6. (C) Khallaf requested an update on U.S. policy toward Libya, noting what he perceived was an overall positive trajectory in Washington's relationship with Tripoli. Libya was a tricky place, he commented, where the leadership greatly appreciated flattery and a "nice" approach. Khallaf (who served in Tripoli in his last posting as Egypt's Ambassador) complimented U.S. educational and cultural programs with the Libyans, saying these programs not only helped recently to "smooth" some problems in the relationship, but would also pay long-term dividends in the future among the Libyan elite.

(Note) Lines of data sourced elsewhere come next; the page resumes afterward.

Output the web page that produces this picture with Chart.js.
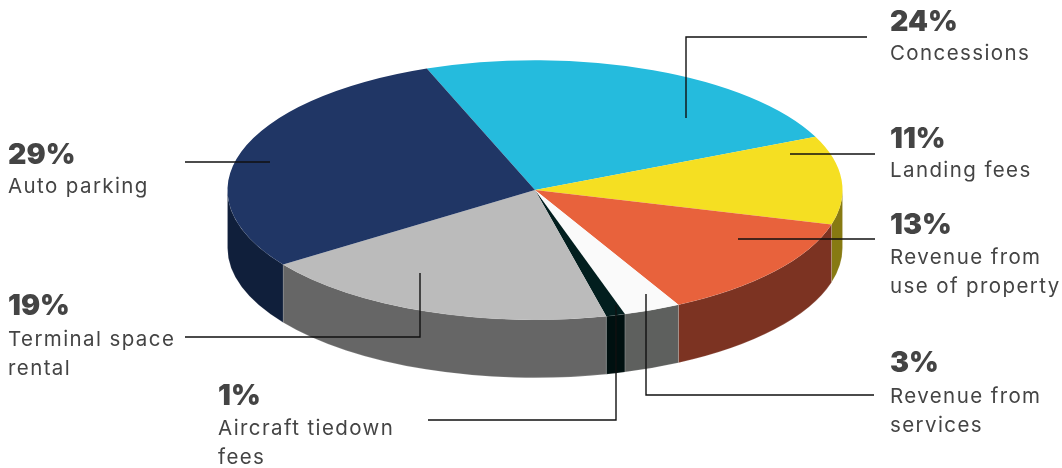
<!DOCTYPE html>
<html>
<head>
<meta charset="utf-8">
<title>Revenue sources</title>
<script src="https://cdn.jsdelivr.net/npm/chart.js@4"></script>
<style>
  html, body { margin: 0; padding: 0; background: #fff; }
  #wrap { width: 1062px; height: 468px; }
</style>
</head>
<body>
<div id="wrap"><canvas id="chart-pie" width="1062" height="468"></canvas></div>
<script>
const CATEGORIES = [
  ['Concessions'],
  ['Landing fees'],
  ['Revenue from', 'use of property'],
  ['Revenue from', 'services'],
  ['Aircraft tiedown', 'fees'],
  ['Terminal space', 'rental'],
  ['Auto parking'],
];
const SHARES = [24, 11, 13, 3, 1, 19, 29];
const TOP_COLORS = ['#25bbdd', '#f5df22', '#e8623c', '#fafafa', '#021e1e', '#bbbbbb', '#203665'];
const WALL_COLORS = ['#1a8aa3', '#877a12', '#7c3322', '#5e605e', '#001010', '#666666', '#101f3b'];

// Text anchor (x, baseline of the percentage), gap down to the label, leader line
const CALLOUTS = [
  { x: 890, y: 31,  gap: 28.5, leader: [[867, 37], [686, 37], [686, 118]] },
  { x: 890, y: 148, gap: 28.5, leader: [[875, 154], [790, 154]] },
  { x: 890, y: 234, gap: 29.5, leader: [[875, 239], [738, 239]] },
  { x: 890, y: 372, gap: 30.5, leader: [[874, 395], [646, 395], [646, 294]] },
  { x: 218, y: 405, gap: 29.5, leader: [[428, 420], [616, 420], [616, 305]] },
  { x: 8,   y: 315, gap: 30.5, leader: [[185, 337], [420, 337], [420, 273]] },
  { x: 8,   y: 164, gap: 28.5, leader: [[185, 162], [270, 162]] },
];

const TILT = 0.422;     // vertical squash of the disc
const DEPTH = 58;       // height of the side wall in px
const RADIUS = 307.5;
const ROTATION = -20.6;

const FONT_PCT = "900 28.5px Inter, sans-serif";
const FONT_LABEL = "400 20.5px Inter, sans-serif";
const TEXT_COLOR = '#444444';

/* -------------------------------------------------- */
/* Tilted disc: walls first, then the arcs squashed    */
/* -------------------------------------------------- */

const tiltPlugin = {
  id: 'tilt',
  beforeDatasetsDraw(chart) {
    const arcs = chart.getDatasetMeta(0).data;
    const ctx = chart.ctx;
    const cx = arcs[0].x;
    const cy = arcs[0].y;
    const rx = arcs[0].outerRadius;
    const ry = rx * TILT;

    arcs.forEach((arc, i) => {
      for (let k = -1; k <= 1; k++) {
        // only the part of the rim facing the viewer (0..PI) has a wall
        const a0 = Math.max(arc.startAngle, k * 2 * Math.PI);
        const a1 = Math.min(arc.endAngle, k * 2 * Math.PI + Math.PI);
        if (a1 <= a0) continue;
        ctx.beginPath();
        ctx.ellipse(cx, cy + DEPTH, rx, ry, 0, a0, a1);
        ctx.ellipse(cx, cy, rx, ry, 0, a1, a0, true);
        ctx.closePath();
        ctx.fillStyle = WALL_COLORS[i];
        ctx.fill();
        // faint pale seam between wall panels
        ctx.strokeStyle = 'rgba(255,255,255,0.25)';
        ctx.lineWidth = 0.6;
        ctx.stroke();
      }
    });

    ctx.save();
    ctx.translate(cx, cy);
    ctx.scale(1, TILT);
    ctx.translate(-cx, -cy);
  },
  afterDatasetsDraw(chart) {
    chart.ctx.restore();
  },
  afterDraw(chart) {
    const ctx = chart.ctx;
    ctx.save();

    ctx.strokeStyle = '#111111';
    ctx.lineWidth = 1.4;
    CALLOUTS.forEach(c => {
      ctx.beginPath();
      c.leader.forEach(([x, y], i) => (i ? ctx.lineTo(x, y) : ctx.moveTo(x, y)));
      ctx.stroke();
    });

    ctx.fillStyle = TEXT_COLOR;
    ctx.textAlign = 'left';
    ctx.textBaseline = 'alphabetic';
    CALLOUTS.forEach((c, i) => {
      ctx.font = FONT_PCT;
      ctx.letterSpacing = '0px';
      ctx.fillText(SHARES[i] + '%', c.x, c.y);
      ctx.font = FONT_LABEL;
      ctx.letterSpacing = '1.4px';
      CATEGORIES[i].forEach((line, j) => {
        ctx.fillText(line, c.x, c.y + c.gap + j * 29);
      });
    });
    ctx.restore();
  },
};

new Chart(document.getElementById('chart-pie'), {
  type: 'pie',
  data: {
    labels: CATEGORIES.map(l => l.join(' ')),
    datasets: [{
      data: SHARES,
      backgroundColor: TOP_COLORS,
      borderWidth: 0,
      clip: false,
    }],
  },
  options: {
    responsive: false,
    animation: false,
    rotation: ROTATION,
    radius: RADIUS,
    layout: { padding: { left: 8, bottom: 88 } },
    plugins: {
      legend: { display: false },
      tooltip: { enabled: false },
    },
  },
  plugins: [tiltPlugin],
});
</script>
</body>
</html>
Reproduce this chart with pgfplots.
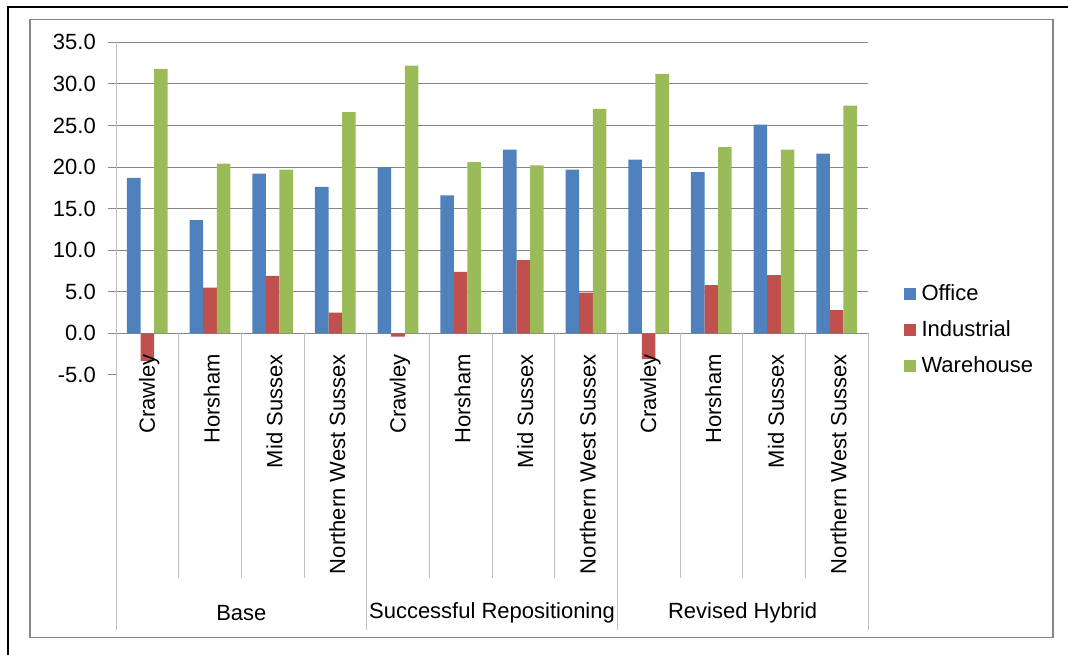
\documentclass[border=0pt]{standalone}
\usepackage{pgfplots}
\usepackage{pgfplotstable}
\pgfplotsset{compat=1.18}
\usepackage{fontspec}
\setmainfont{Liberation Sans}

\definecolor{office}{HTML}{4F81BD}
\definecolor{industrial}{HTML}{C0504D}
\definecolor{warehouse}{HTML}{9BBB59}
\definecolor{gridgray}{HTML}{868686}
\definecolor{sepgray}{HTML}{C0C0C0}

% rental growth by area and scenario
\pgfplotstableread{
x  office industrial warehouse
0  18.7   -3.3       31.8
1  13.6    5.5       20.4
2  19.2    6.9       19.7
3  17.6    2.5       26.6
4  20.0   -0.4       32.2
5  16.6    7.4       20.6
6  22.1    8.8       20.2
7  19.7    4.9       27.0
8  20.9   -3.1       31.2
9  19.4    5.8       22.4
10 25.1    7.0       22.1
11 21.6    2.8       27.4
}\data

\begin{document}
\fontsize{22bp}{26bp}\selectfont
\begin{tikzpicture}
\path[use as bounding box] (0,0) rectangle (1068bp,-655bp);
\begin{axis}[
  at={(116bp,-374.9bp)}, anchor=south west,
  scale only axis,
  width=752bp, height=332.6bp,
  xmin=-0.5, xmax=11.5,
  ymin=-5, ymax=35,
  clip=false,
  ybar, bar width=13.6bp,
  axis line style={draw=none},
  xtick=\empty,
  ytick={0,5,...,35},
  extra y ticks={-5},
  extra y tick style={grid=none},
  ymajorgrids,
  grid style={gridgray, line width=1bp},
  tick align=outside, ytick pos=left,
  major tick length=8bp,
  tick style={gridgray, line width=1bp},
  /pgf/number format/assume math mode=true,
  yticklabel style={inner sep=0pt, xshift=-12bp,
    /pgf/number format/fixed, /pgf/number format/fixed zerofill,
    /pgf/number format/precision=1},
  legend style={draw=none, fill=none, at={(1.043,0.135)}, anchor=west,
    nodes={inner sep=0pt}, row sep=17bp, column sep=6bp},
  legend cell align=left,
  legend image code/.code={\fill[#1] (0bp,-6bp) rectangle (12bp,6bp);},
]
\addplot[fill=office, draw=none, bar shift=-13.6bp] table[x=x, y=office] {\data};
\addplot[fill=industrial, draw=none, bar shift=0bp] table[x=x, y=industrial] {\data};
\addplot[fill=warehouse, draw=none, bar shift=13.6bp] table[x=x, y=warehouse] {\data};
\legend{Office, Industrial, Warehouse}

% category table below the zero line
\draw[sepgray, line width=1bp] (-0.5,35) -- (-0.5,-35.67);
\draw[sepgray, line width=1bp] (3.5,0) -- (3.5,-35.67);
\draw[sepgray, line width=1bp] (7.5,0) -- (7.5,-35.67);
\draw[sepgray, line width=1bp] (11.5,0) -- (11.5,-35.67);
\draw[sepgray, line width=1bp] (0.5,0) -- (0.5,-29.42);
\draw[sepgray, line width=1bp] (1.5,0) -- (1.5,-29.42);
\draw[sepgray, line width=1bp] (2.5,0) -- (2.5,-29.42);
\draw[sepgray, line width=1bp] (4.5,0) -- (4.5,-29.42);
\draw[sepgray, line width=1bp] (5.5,0) -- (5.5,-29.42);
\draw[sepgray, line width=1bp] (6.5,0) -- (6.5,-29.42);
\draw[sepgray, line width=1bp] (8.5,0) -- (8.5,-29.42);
\draw[sepgray, line width=1bp] (9.5,0) -- (9.5,-29.42);
\draw[sepgray, line width=1bp] (10.5,0) -- (10.5,-29.42);

\node[rotate=90, anchor=east, inner sep=0pt] at (0.03,-2.5) {Crawley};
\node[rotate=90, anchor=east, inner sep=0pt] at (1.03,-2.5) {Horsham};
\node[rotate=90, anchor=east, inner sep=0pt] at (2.03,-2.5) {Mid Sussex};
\node[rotate=90, anchor=east, inner sep=0pt] at (3.03,-2.5) {Northern West Sussex};
\node[rotate=90, anchor=east, inner sep=0pt] at (4.03,-2.5) {Crawley};
\node[rotate=90, anchor=east, inner sep=0pt] at (5.03,-2.5) {Horsham};
\node[rotate=90, anchor=east, inner sep=0pt] at (6.03,-2.5) {Mid Sussex};
\node[rotate=90, anchor=east, inner sep=0pt] at (7.03,-2.5) {Northern West Sussex};
\node[rotate=90, anchor=east, inner sep=0pt] at (8.03,-2.5) {Crawley};
\node[rotate=90, anchor=east, inner sep=0pt] at (9.03,-2.5) {Horsham};
\node[rotate=90, anchor=east, inner sep=0pt] at (10.03,-2.5) {Mid Sussex};
\node[rotate=90, anchor=east, inner sep=0pt] at (11.03,-2.5) {Northern West Sussex};

\node[inner sep=0pt] at (1.5,-33.6) {Base};
\node[inner sep=0pt] at (5.5,-33.6) {Successful Repositioning};
\node[inner sep=0pt] at (9.5,-33.6) {Revised Hybrid};
\end{axis}
% chart frames
\draw[gridgray, line width=1.8bp] (30bp,-19.5bp) rectangle (1053bp,-637.5bp);
\draw[black, line width=2bp] (8bp,-655bp) -- (8bp,-7bp) -- (1068bp,-7bp);
\end{tikzpicture}
\end{document}
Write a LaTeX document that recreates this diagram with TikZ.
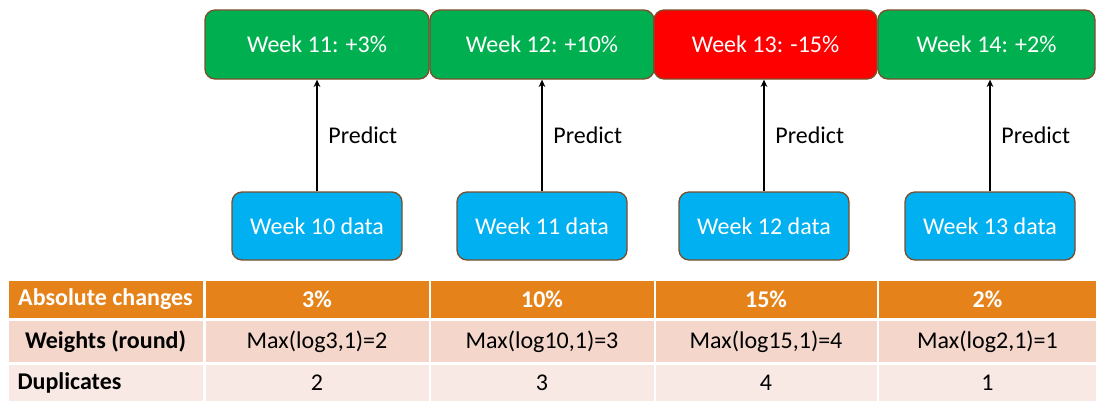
\documentclass[tikz,border=0pt]{standalone}
\usepackage{fontspec}
\setmainfont{Carlito}
\usetikzlibrary{arrows.meta}
\newdimen\upx \upx=0.75pt
\definecolor{gbox}{HTML}{00B050}
\definecolor{rbox}{HTML}{FF0000}
\definecolor{bbox}{HTML}{00B0F0}
\definecolor{edgebrown}{HTML}{7A4E2A}
\definecolor{hdr}{HTML}{E5831A}
\definecolor{rowa}{HTML}{F4D6CB}
\definecolor{rowb}{HTML}{F9E9E4}
\tikzset{
  txt/.style={font=\fontsize{18}{21}\selectfont},
  weekbox/.style={txt, draw=edgebrown, line width=1.3\upx, rounded corners=10\upx, text=white, inner sep=0pt},
  topbox/.style={weekbox, minimum height=69\upx},
  databox/.style={weekbox, fill=bbox, minimum width=170\upx, minimum height=68\upx},
  cell/.style={txt, draw=white, line width=2\upx, inner sep=0pt},
  hcell/.style={cell, fill=hdr, text=white, minimum height=39\upx, font=\fontsize{18}{21}\selectfont\bfseries},
  acell/.style={cell, fill=rowa, minimum height=43\upx},
  bcell/.style={cell, fill=rowb, minimum height=38\upx},
  predarrow/.style={line width=1.5pt, -{Stealth[length=5.5pt,width=5pt]}},
  predlabel/.style={txt, anchor=west}
}
\begin{document}
\begin{tikzpicture}[x=0.75pt,y=-0.75pt]
\useasboundingbox (0,0) rectangle (1096,401);
% top boxes
\node[topbox, fill=gbox, minimum width=224\upx] (t1) at (317,44.5) {Week 11: +3\%};
\node[topbox, fill=gbox, minimum width=224\upx] (t2) at (542,44.5) {Week 12: +10\%};
\node[topbox, fill=rbox, minimum width=223\upx] (t3) at (765.5,44.5) {Week 13: -15\%};
\node[topbox, fill=gbox, minimum width=217\upx] (t4) at (986.5,44.5) {Week 14: +2\%};
% data boxes
\node[databox] (b1) at (317,226) {Week 10 data};
\node[databox] (b2) at (542,226) {Week 11 data};
\node[databox] (b3) at (764,226) {Week 12 data};
\node[databox] (b4) at (990,226) {Week 13 data};
% arrows
\draw[predarrow] (b1.north) -- (b1.north |- t1.south) node[pos=0.5, predlabel, xshift=4.5pt] (p1) {Predict};
\draw[predarrow] (b2.north) -- (b2.north |- t2.south) node[pos=0.5, predlabel, xshift=4.5pt] (p2) {Predict};
\draw[predarrow] (b3.north) -- (b3.north |- t3.south) node[pos=0.5, predlabel, xshift=4.5pt] (p3) {Predict};
\draw[predarrow] (b4.north) -- (b4.north |- t4.south) node[pos=0.5, predlabel, xshift=4.5pt] (p4) {Predict};
% table header
\node[hcell, minimum width=196\upx] (h0) at (105.5,299.5) {Absolute changes};
\node[hcell, minimum width=225\upx] (h1) at (317,299.5) {3\%};
\node[hcell, minimum width=225\upx] (h2) at (542,299.5) {10\%};
\node[hcell, minimum width=223\upx] (h3) at (766,299.5) {15\%};
\node[hcell, minimum width=219\upx] (h4) at (987.5,299.5) {2\%};
% weights row
\node[acell, minimum width=196\upx, font=\fontsize{18}{21}\selectfont\bfseries] (w0) at (105.5,341.5) {Weights (round)};
\node[acell, minimum width=225\upx] (w1) at (317,341.5) {Max(log3,1)=2};
\node[acell, minimum width=225\upx] (w2) at (542,341.5) {Max(log10,1)=3};
\node[acell, minimum width=223\upx] (w3) at (766,341.5) {Max(log15,1)=4};
\node[acell, minimum width=219\upx] (w4) at (987.5,341.5) {Max(log2,1)=1};
% duplicates row
\node[bcell, minimum width=196\upx, font=\fontsize{18}{21}\selectfont\bfseries, text width=176\upx, align=left, inner xsep=10\upx] (d0) at (105.5,383) {Duplicates};
\node[bcell, minimum width=225\upx] (d1) at (317,383) {2};
\node[bcell, minimum width=225\upx] (d2) at (542,383) {3};
\node[bcell, minimum width=223\upx] (d3) at (766,383) {4};
\node[bcell, minimum width=219\upx] (d4) at (987.5,383) {1};
\end{tikzpicture}
\end{document}
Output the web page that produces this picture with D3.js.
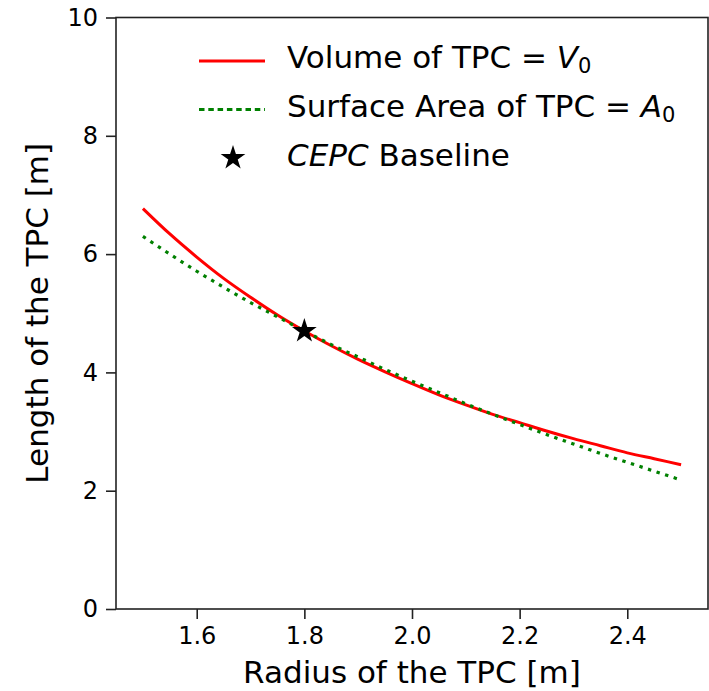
<!DOCTYPE html>
<html>
<head>
<meta charset="utf-8">
<script src="https://cdn.jsdelivr.net/npm/d3@7"></script>
<style>
  body { margin: 0; background: #fff; }
  text { font-family: "DejaVu Sans", sans-serif; fill: #000; }
</style>
</head>
<body>
<div id="chart"></div>
<script>
// radius of the TPC [m]
const radius = [1.50, 1.55, 1.60, 1.65, 1.70, 1.75, 1.80, 1.85, 1.90, 1.95, 2.00,
                2.05, 2.10, 2.15, 2.20, 2.25, 2.30, 2.35, 2.40, 2.45, 2.50];
// length at constant volume
const lengthVolume = [6.77, 6.34, 5.95, 5.59, 5.27, 4.97, 4.70, 4.45, 4.22, 4.01, 3.81,
                      3.62, 3.45, 3.29, 3.15, 3.01, 2.88, 2.76, 2.64, 2.54, 2.44];
// length at constant surface area
const lengthArea = [6.30, 6.00, 5.71, 5.44, 5.18, 4.94, 4.70, 4.47, 4.26, 4.05, 3.85,
                    3.66, 3.47, 3.29, 3.12, 2.95, 2.79, 2.63, 2.48, 2.33, 2.18];
const baseline = [{ r: 1.8, l: 4.7 }];
const xTicks = [1.6, 1.8, 2.0, 2.2, 2.4];
const yTicks = [0, 2, 4, 6, 8, 10];

const width = 709;
const height = 691;
const margin = { top: 17.5, right: 1, bottom: 82, left: 116 };

const svg = d3.select("#chart")
    .append("svg")
    .attr("width", width)
    .attr("height", height);

const x = d3.scaleLinear()
    .domain([1.45, 2.55])
    .range([margin.left, width - margin.right]);

const y = d3.scaleLinear()
    .domain([0, 10])
    .range([height - margin.bottom, margin.top]);

const xAxis = svg.append("g")
    .attr("transform", `translate(0, ${height - margin.bottom})`)
    .call(d3.axisBottom(x).tickValues(xTicks).tickFormat(d3.format(".1f")).tickSize(10).tickPadding(8));

const yAxis = svg.append("g")
    .attr("transform", `translate(${margin.left}, 0)`)
    .call(d3.axisLeft(y).tickValues(yTicks).tickFormat(d3.format("d")).tickSize(10).tickPadding(8));

[xAxis, yAxis].forEach(ax => {
    ax.select(".domain").remove();
    ax.selectAll(".tick line").attr("stroke", "#222").attr("stroke-width", 1.6);
    ax.selectAll(".tick text")
        .attr("font-family", "DejaVu Sans")
        .attr("font-size", "24px")
        .attr("fill", "#000");
});

// frame
svg.append("rect")
    .attr("x", x.range()[0])
    .attr("y", y.range()[1])
    .attr("width", x.range()[1] - x.range()[0])
    .attr("height", y.range()[0] - y.range()[1])
    .attr("fill", "none")
    .attr("stroke", "#222")
    .attr("stroke-width", 1.6);

const line = d3.line()
    .x(d => x(d[0]))
    .y(d => y(d[1]))
    .curve(d3.curveMonotoneX);

svg.append("path")
    .datum(d3.zip(radius, lengthVolume))
    .attr("d", line)
    .attr("fill", "none")
    .attr("stroke", "#ff0000")
    .attr("stroke-width", 3);

svg.append("path")
    .datum(d3.zip(radius, lengthArea))
    .attr("d", line)
    .attr("fill", "none")
    .attr("stroke", "#008000")
    .attr("stroke-width", 3.2)
    .attr("stroke-dasharray", "3.4,5.6");

const star = d3.symbol().type(d3.symbolStar).size(190);

svg.selectAll(".baseline")
    .data(baseline)
    .enter().append("path")
    .attr("class", "baseline")
    .attr("transform", d => `translate(${x(d.r)}, ${y(d.l)})`)
    .attr("d", star)
    .attr("fill", "#000");

// axis labels
svg.append("text")
    .attr("x", (x.range()[0] + x.range()[1]) / 2)
    .attr("y", 683)
    .attr("text-anchor", "middle")
    .attr("font-size", "31px")
    .text("Radius of the TPC [m]");

svg.append("text")
    .attr("transform", `translate(48, ${(y.range()[0] + y.range()[1]) / 2}) rotate(-90)`)
    .attr("text-anchor", "middle")
    .attr("font-size", "31px")
    .text("Length of the TPC [m]");

// legend
const legend = svg.append("g").attr("transform", "translate(199, 0)");

legend.append("line")
    .attr("x1", 0).attr("x2", 66)
    .attr("y1", 61).attr("y2", 61)
    .attr("stroke", "#ff0000")
    .attr("stroke-width", 3);

legend.append("line")
    .attr("x1", 0).attr("x2", 66)
    .attr("y1", 109.5).attr("y2", 109.5)
    .attr("stroke", "#008000")
    .attr("stroke-width", 3.2)
    .attr("stroke-dasharray", "5.5,3.8");

legend.append("path")
    .attr("transform", "translate(34, 158)")
    .attr("d", star)
    .attr("fill", "#000");

const t1 = legend.append("text").attr("x", 88).attr("y", 68).attr("font-size", "31px");
t1.append("tspan").text("Volume of TPC = ");
t1.append("tspan").attr("font-style", "italic").text("V");
t1.append("tspan").attr("font-size", "21px").attr("dy", 5).text("0");

const t2 = legend.append("text").attr("x", 88).attr("y", 117).attr("font-size", "31px");
t2.append("tspan").text("Surface Area of TPC = ");
t2.append("tspan").attr("font-style", "italic").text("A");
t2.append("tspan").attr("font-size", "21px").attr("dy", 5).text("0");

const t3 = legend.append("text").attr("x", 88).attr("y", 166).attr("font-size", "31px");
t3.append("tspan").attr("font-style", "italic").text("CEPC");
t3.append("tspan").text(" Baseline");
</script>
</body>
</html>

The Libyan Ambassador to Cairo, he said, was "unusually" sophisticated and urbane, appreciative and understanding of Egypt's policy vis-a-vis Israel and the Palestinians.
Violence in Gaza
7. (C) Turning to the latest surge in Gaza violence, the Charge acknowledged Egypt's work to shore up a cease-fire among the Palestinian factions and for its continued support to Abu Mazen and his Fatah forces. Noting USG concerns over what appears to be a push by Hamas to topple Fatah in the Gaza Strip, the Charge requested Egypt to publicly condemn the latest Hamas violence in Gaza and continue its work to end the violence there. Khallaf hinted that the Foreign Minister might make a public statement on the subject shortly. Khallaf also raised the topic of an upcoming U.S. Presidential speech (according to press reports, to be delivered on June 24) on the Arab-Israeli conflict, noting strong hopes in the region that the speech would reinvigorate the peace process.